- Dataset section -
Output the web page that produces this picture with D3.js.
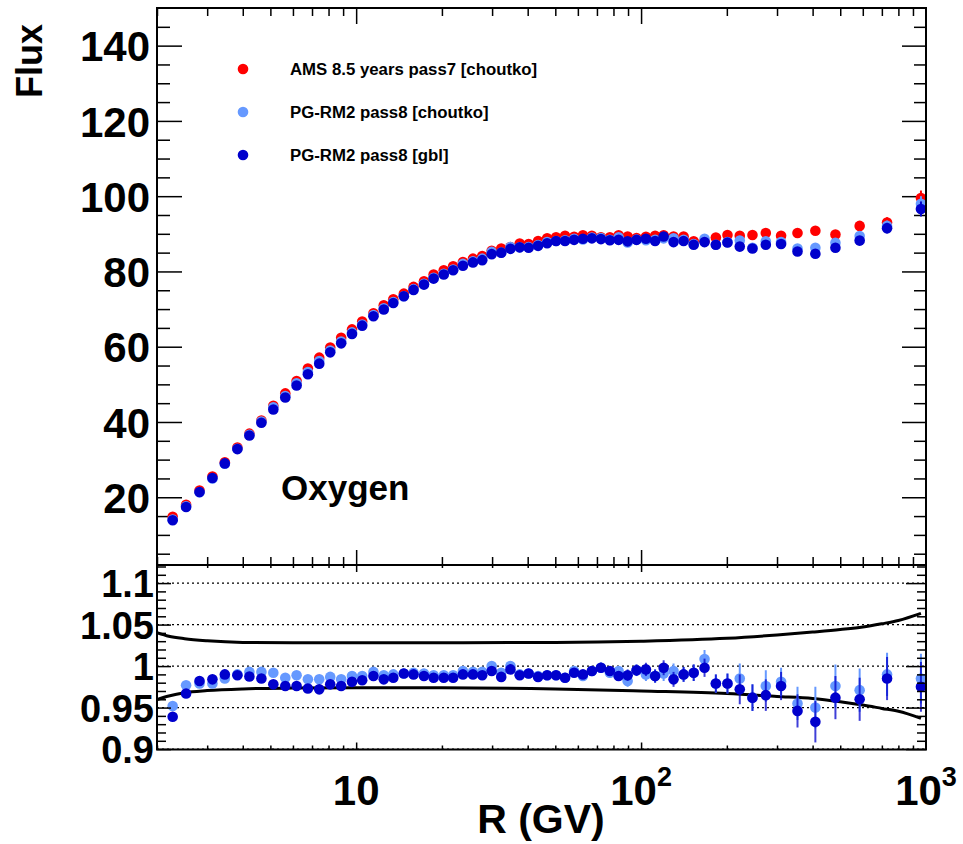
<!DOCTYPE html>
<html><head><meta charset="utf-8">
<script src="https://cdn.jsdelivr.net/npm/d3@7"></script>
<style>body{margin:0;background:#fff} svg{display:block}</style>
</head><body><svg id="c" width="963" height="844"></svg>
<script>
// ---------------- data ----------------
const rigidity = [2.27,2.53,2.82,3.13,3.46,3.83,4.22,4.65,5.12,5.64,
  6.18,6.77,7.42,8.11,8.86,9.67,10.5,11.5,12.5,13.5,
  14.7,15.9,17.3,18.7,20.3,21.9,23.7,25.7,27.7,29.9,
  32.3,34.8,37.5,40.3,43.5,46.8,50.3,54.1,58.2,62.5,
  67.2,72.3,77.7,83.4,89.7,96.4,104,112,120,130,
  141,153,167,183,201,222,246,274,310,354,
  409,481,585,730,960];

const fluxAMS = [14.8,18.0,21.8,25.5,29.3,33.2,36.9,40.4,44.3,47.6,
  50.9,54.2,57.1,59.8,62.4,64.6,66.7,68.9,71.0,72.6,
  74.1,75.9,77.4,79.2,80.3,81.4,82.5,83.4,84.1,85.5,
  86.1,86.5,87.4,87.3,88.1,88.8,89.1,89.5,89.2,89.6,
  89.5,89.1,89.1,89.6,89.3,88.9,89.2,89.5,89.6,89.3,
  89.3,88.0,88.0,89.0,89.7,89.5,89.7,90.2,89.5,90.2,
  90.8,89.8,92.1,93.0,99.5];

const fluxRM2Choutko = [14.1,17.6,21.3,25.0,28.9,32.9,36.6,40.1,43.9,46.9,
  50.3,53.3,56.2,59.0,61.4,63.8,65.9,68.4,70.2,71.9,
  73.4,75.3,76.7,78.3,79.4,80.5,82.0,82.7,83.4,85.2,
  85.0,86.5,86.4,86.5,87.0,87.8,88.1,88.3,88.7,88.5,
  89.0,88.9,88.4,89.1,87.7,88.5,88.3,88.4,88.8,88.8,
  88.4,87.3,88.7,87.1,87.8,88.2,86.3,88.0,87.8,86.1,
  86.3,87.6,89.4,92.1,98.0];

const fluxRM2Gbl = [13.9,17.4,21.4,25.1,29.0,32.8,36.4,39.8,43.3,46.5,
  49.7,52.7,55.5,58.5,60.9,63.4,65.6,68.1,69.9,71.6,
  73.4,75.1,76.5,78.1,79.2,80.3,81.5,82.4,83.0,84.6,
  85.0,86.0,86.4,86.3,86.8,87.5,88.1,88.1,88.4,88.7,
  88.8,88.6,88.3,88.4,88.0,88.4,88.7,88.1,89.3,87.8,
  88.1,87.1,87.8,87.1,87.7,86.6,86.1,87.1,87.3,85.3,
  84.7,86.3,88.2,91.5,96.6];

const fluxErr = [0.1,0.1,0.1,0.1,0.1,0.1,0.1,0.1,0.1,0.1,
  0.1,0.1,0.1,0.1,0.1,0.1,0.1,0.1,0.1,0.1,
  0.1,0.1,0.1,0.1,0.1,0.1,0.1,0.1,0.1,0.1,
  0.1,0.1,0.1,0.1,0.1,0.1,0.1,0.1,0.1,0.1,
  0.1,0.1,0.1,0.1,0.1,0.1,0.1,0.1,0.1,0.1,
  0.3,0.3,0.3,0.3,0.3,0.5,0.5,0.5,0.5,0.7,
  0.9,1.0,1.1,1.4,2.0];

const ratioChoutko = [0.952,0.977,0.979,0.979,0.985,0.990,0.993,0.993,0.992,0.986,
  0.989,0.984,0.984,0.987,0.984,0.988,0.988,0.993,0.989,0.990,
  0.991,0.992,0.991,0.989,0.989,0.989,0.994,0.993,0.993,1.000,
  0.992,1.000,0.990,0.991,0.988,0.989,0.989,0.986,0.994,0.988,
  0.994,0.998,0.992,0.994,0.982,0.995,0.990,0.988,0.991,0.994,
  0.990,0.992,1.0085,0.979,0.979,0.985,0.962,0.976,0.981,0.955,
  0.950,0.976,0.971,0.990,0.985];

const ratioGbl = [0.939,0.967,0.982,0.984,0.990,0.989,0.9875,0.985,0.978,0.976,
  0.976,0.973,0.972,0.978,0.976,0.981,0.983,0.988,0.984,0.986,
  0.991,0.990,0.988,0.986,0.986,0.986,0.990,0.990,0.989,0.994,
  0.987,0.996,0.989,0.991,0.987,0.989,0.989,0.986,0.992,0.990,
  0.994,0.998,0.994,0.988,0.989,0.995,0.996,0.988,0.998,0.984,
  0.990,0.992,0.998,0.979,0.979,0.972,0.962,0.965,0.976,0.946,
  0.933,0.962,0.960,0.985,0.975];

const ratioErr = [0.002,0.002,0.002,0.002,0.002,0.002,0.002,0.002,0.002,0.002,
  0.003,0.003,0.003,0.003,0.003,0.003,0.003,0.003,0.003,0.003,
  0.003,0.003,0.003,0.003,0.003,0.003,0.003,0.003,0.003,0.003,
  0.004,0.004,0.004,0.004,0.004,0.004,0.004,0.004,0.005,0.005,
  0.005,0.006,0.006,0.006,0.007,0.007,0.008,0.008,0.009,0.009,
  0.009,0.010,0.011,0.011,0.012,0.018,0.016,0.019,0.017,0.020,
  0.025,0.026,0.026,0.026,0.030];

const bandR     = [2.0, 2.2, 2.5, 3, 4, 6, 10, 20, 50, 100, 200, 300, 400, 500, 600, 700, 800, 960];
const bandUpper = [1.0403,1.036,1.033,1.0305,1.0285,1.028,1.028,1.0282,1.0285,1.030,1.0335,1.0375,1.041,1.044,1.047,1.051,1.055,1.0635];
const bandLower = [0.9597,0.964,0.968,0.9705,0.9725,0.9735,0.974,0.974,0.9725,0.970,0.967,0.9635,0.961,0.957,0.953,0.949,0.9455,0.937];

const yTicksTop = [20,40,60,80,100,120,140];
const yTicksBot = [0.9,0.95,1,1.05,1.1];
const yTickLabelsBot = ["0.9","0.95","1","1.05","1.1"];
const xTicks = [10,100,1000];
const xTickBase = ["10","10","10"];
const xTickExp = ["","2","3"];

const seriesNames = ["AMS 8.5 years pass7 [choutko]","PG-RM2 pass8 [choutko]","PG-RM2 pass8 [gbl]"];
const seriesColors = ["#ff0000","#6699ff","#0000cc"];

// ---------------- layout ----------------
const FONT = "'Liberation Sans', Arial, Helvetica, sans-serif";
const L = 157, R = 926, T1 = 8, B1 = 565, T2 = 565, B2 = 749.5;
const svg = d3.select("#c");

const x = d3.scaleLog().domain([2,1000]).range([L,R]);
const yTop = d3.scaleLinear().domain([2,150]).range([B1,T1]);
const yBot = d3.scaleLinear().domain([0.8995,1.1218]).range([B2,T2]);

const xMinor = [];
[1,10,100].forEach(dec => { for (let k=2;k<=9;k++){ const v=k*dec; if (v>2 && v<1000) xMinor.push(v);} });
xMinor.push(2);
const yMinorTop = d3.range(5,150,5).filter(v => v%20!==0);
const yMinorBot = d3.range(90,113,1).map(v=>v/100).filter(v => Math.round(v*100)%5!==0);

const defs = svg.append("defs");
defs.append("clipPath").attr("id","clipTop").append("rect").attr("x",L).attr("y",T1).attr("width",R-L).attr("height",B1-T1);
defs.append("clipPath").attr("id","clipBot").append("rect").attr("x",L).attr("y",T2).attr("width",R-L).attr("height",B2-T2);

function styleAxis(g){
  g.select(".domain").remove();
  g.selectAll(".tick line").attr("stroke","#000").attr("stroke-width",1.5);
}
function ax(gen, tr, vals, size, fmt){
  const g = svg.append("g").attr("transform",tr)
    .call(gen.tickValues(vals).tickSize(size).tickFormat(fmt || (()=>"")));
  styleAxis(g);
  return g;
}

// ---------- bottom panel gridlines ----------
const gBot = svg.append("g").attr("clip-path","url(#clipBot)");
gBot.selectAll("line.grid").data(yTicksBot).enter().append("line")
  .attr("x1",L).attr("x2",R).attr("y1",d=>yBot(d)).attr("y2",d=>yBot(d))
  .attr("stroke","#000").attr("stroke-width",1.2).attr("stroke-dasharray","2,3");

// ---------- top panel ticks ----------
ax(d3.axisLeft(yTop), `translate(${L},0)`, yTicksTop, -25, d=>d)
  .selectAll("text").attr("font-family",FONT).attr("font-weight","bold").attr("font-size",42)
  .attr("fill","#000").attr("x",-7).attr("dy","0.36em");
ax(d3.axisLeft(yTop), `translate(${L},0)`, yMinorTop, -13);
ax(d3.axisRight(yTop), `translate(${R},0)`, yTicksTop, -24);
ax(d3.axisRight(yTop), `translate(${R},0)`, yMinorTop, -12);
ax(d3.axisTop(x), `translate(0,${T1})`, [10,100], -16);
ax(d3.axisTop(x), `translate(0,${T1})`, xMinor, -8);
ax(d3.axisBottom(x), `translate(0,${B1})`, [10,100], -15);
ax(d3.axisBottom(x), `translate(0,${B1})`, xMinor, -8);

// ---------- bottom panel ticks ----------
ax(d3.axisLeft(yBot), `translate(${L},0)`, yTicksBot, -14, (d,i)=>yTickLabelsBot[i])
  .selectAll("text").attr("font-family",FONT).attr("font-weight","bold").attr("font-size",38)
  .attr("fill","#000").attr("x",-3).attr("dy","0.36em");
ax(d3.axisLeft(yBot), `translate(${L},0)`, yMinorBot, -9);
ax(d3.axisRight(yBot), `translate(${R},0)`, yTicksBot, -20);
ax(d3.axisRight(yBot), `translate(${R},0)`, yMinorBot, -9);
ax(d3.axisTop(x), `translate(0,${T2})`, [10,100], -7);
ax(d3.axisTop(x), `translate(0,${T2})`, xMinor, -3);
ax(d3.axisBottom(x), `translate(0,${B2})`, [10,100], -7);
ax(d3.axisBottom(x), `translate(0,${B2})`, xMinor, -4);

// x tick labels
xTicks.forEach((v,i) => {
  const t = svg.append("text").attr("x",x(v)).attr("y",805).attr("text-anchor","middle")
    .attr("font-family",FONT).attr("font-weight","bold").attr("font-size",42).attr("fill","#000");
  t.append("tspan").text(xTickBase[i]);
  if (xTickExp[i]) t.append("tspan").attr("font-size",27).attr("dy",-19).text(xTickExp[i]);
});

// ---------- top panel data ----------
const gTop = svg.append("g").attr("clip-path","url(#clipTop)");
const fluxSeries = [fluxAMS, fluxRM2Choutko, fluxRM2Gbl];
fluxSeries.forEach((vals, s) => {
  const g = gTop.append("g");
  g.selectAll("line").data(vals).enter().append("line")
    .attr("x1",(d,i)=>x(rigidity[i])).attr("x2",(d,i)=>x(rigidity[i]))
    .attr("y1",(d,i)=>yTop(d-fluxErr[i])).attr("y2",(d,i)=>yTop(d+fluxErr[i]))
    .attr("stroke",seriesColors[s]).attr("stroke-width",2);
  g.selectAll("circle").data(vals).enter().append("circle")
    .attr("cx",(d,i)=>x(rigidity[i])).attr("cy",d=>yTop(d)).attr("r",5.3)
    .attr("fill",seriesColors[s]);
});

// ---------- bottom panel data ----------
const line = d3.line().x(d=>x(d[0])).y(d=>yBot(d[1])).curve(d3.curveMonotoneX);
[bandUpper, bandLower].forEach(b => {
  gBot.append("path").attr("d", line(bandR.map((r,i)=>[r,b[i]])))
    .attr("fill","none").attr("stroke","#000").attr("stroke-width",3);
});
[ratioChoutko, ratioGbl].forEach((vals, k) => {
  const col = seriesColors[k+1];
  const g = gBot.append("g");
  g.selectAll("line").data(vals).enter().append("line")
    .attr("x1",(d,i)=>x(rigidity[i])).attr("x2",(d,i)=>x(rigidity[i]))
    .attr("y1",(d,i)=>yBot(d-ratioErr[i])).attr("y2",(d,i)=>yBot(d+ratioErr[i]))
    .attr("stroke",col).attr("stroke-width",2).attr("opacity",k===1?0.75:1);
  g.selectAll("circle").data(vals).enter().append("circle")
    .attr("cx",(d,i)=>x(rigidity[i])).attr("cy",d=>yBot(d)).attr("r",5.3)
    .attr("fill",col);
});

// ---------- frames ----------
svg.append("rect").attr("x",L).attr("y",T1).attr("width",R-L).attr("height",B1-T1)
  .attr("fill","none").attr("stroke","#000").attr("stroke-width",2);
svg.append("rect").attr("x",L).attr("y",T2).attr("width",R-L).attr("height",B2-T2)
  .attr("fill","none").attr("stroke","#000").attr("stroke-width",2);

// ---------- legend ----------
const legY = [69,112,155];
seriesNames.forEach((n,i) => {
  svg.append("circle").attr("cx",243).attr("cy",legY[i]).attr("r",5.3).attr("fill",seriesColors[i]);
  svg.append("text").attr("x",290).attr("y",legY[i]).attr("dy","0.35em")
    .attr("font-family",FONT).attr("font-weight","bold").attr("font-size",16.8).attr("fill","#000").text(n);
});

// ---------- titles ----------
svg.append("text").attr("x",281).attr("y",500)
  .attr("font-family",FONT).attr("font-weight","bold").attr("font-size",35).attr("fill","#000").text("Oxygen");
svg.append("text").attr("transform","translate(42,61) rotate(-90)").attr("text-anchor","middle")
  .attr("font-family",FONT).attr("font-weight","bold").attr("font-size",36).attr("fill","#000").text("Flux");
svg.append("text").attr("x",541).attr("y",833).attr("text-anchor","middle")
  .attr("font-family",FONT).attr("font-weight","bold").attr("font-size",41).attr("fill","#000").text("R (GV)");
</script>
</body></html>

- Exercise aim -
Go from the first line of the listing to the line holding "86.3,87.6,89.4,92.1,98.0];" and, please, transcribe those lines exactly, both included, with no pictures.

- Solution below -
Output the web page that produces this picture with D3.js.
<!DOCTYPE html>
<html><head><meta charset="utf-8">
<script src="https://cdn.jsdelivr.net/npm/d3@7"></script>
<style>body{margin:0;background:#fff} svg{display:block}</style>
</head><body><svg id="c" width="963" height="844"></svg>
<script>
// ---------------- data ----------------
const rigidity = [2.27,2.53,2.82,3.13,3.46,3.83,4.22,4.65,5.12,5.64,
  6.18,6.77,7.42,8.11,8.86,9.67,10.5,11.5,12.5,13.5,
  14.7,15.9,17.3,18.7,20.3,21.9,23.7,25.7,27.7,29.9,
  32.3,34.8,37.5,40.3,43.5,46.8,50.3,54.1,58.2,62.5,
  67.2,72.3,77.7,83.4,89.7,96.4,104,112,120,130,
  141,153,167,183,201,222,246,274,310,354,
  409,481,585,730,960];

const fluxAMS = [14.8,18.0,21.8,25.5,29.3,33.2,36.9,40.4,44.3,47.6,
  50.9,54.2,57.1,59.8,62.4,64.6,66.7,68.9,71.0,72.6,
  74.1,75.9,77.4,79.2,80.3,81.4,82.5,83.4,84.1,85.5,
  86.1,86.5,87.4,87.3,88.1,88.8,89.1,89.5,89.2,89.6,
  89.5,89.1,89.1,89.6,89.3,88.9,89.2,89.5,89.6,89.3,
  89.3,88.0,88.0,89.0,89.7,89.5,89.7,90.2,89.5,90.2,
  90.8,89.8,92.1,93.0,99.5];

const fluxRM2Choutko = [14.1,17.6,21.3,25.0,28.9,32.9,36.6,40.1,43.9,46.9,
  50.3,53.3,56.2,59.0,61.4,63.8,65.9,68.4,70.2,71.9,
  73.4,75.3,76.7,78.3,79.4,80.5,82.0,82.7,83.4,85.2,
  85.0,86.5,86.4,86.5,87.0,87.8,88.1,88.3,88.7,88.5,
  89.0,88.9,88.4,89.1,87.7,88.5,88.3,88.4,88.8,88.8,
  88.4,87.3,88.7,87.1,87.8,88.2,86.3,88.0,87.8,86.1,
  86.3,87.6,89.4,92.1,98.0];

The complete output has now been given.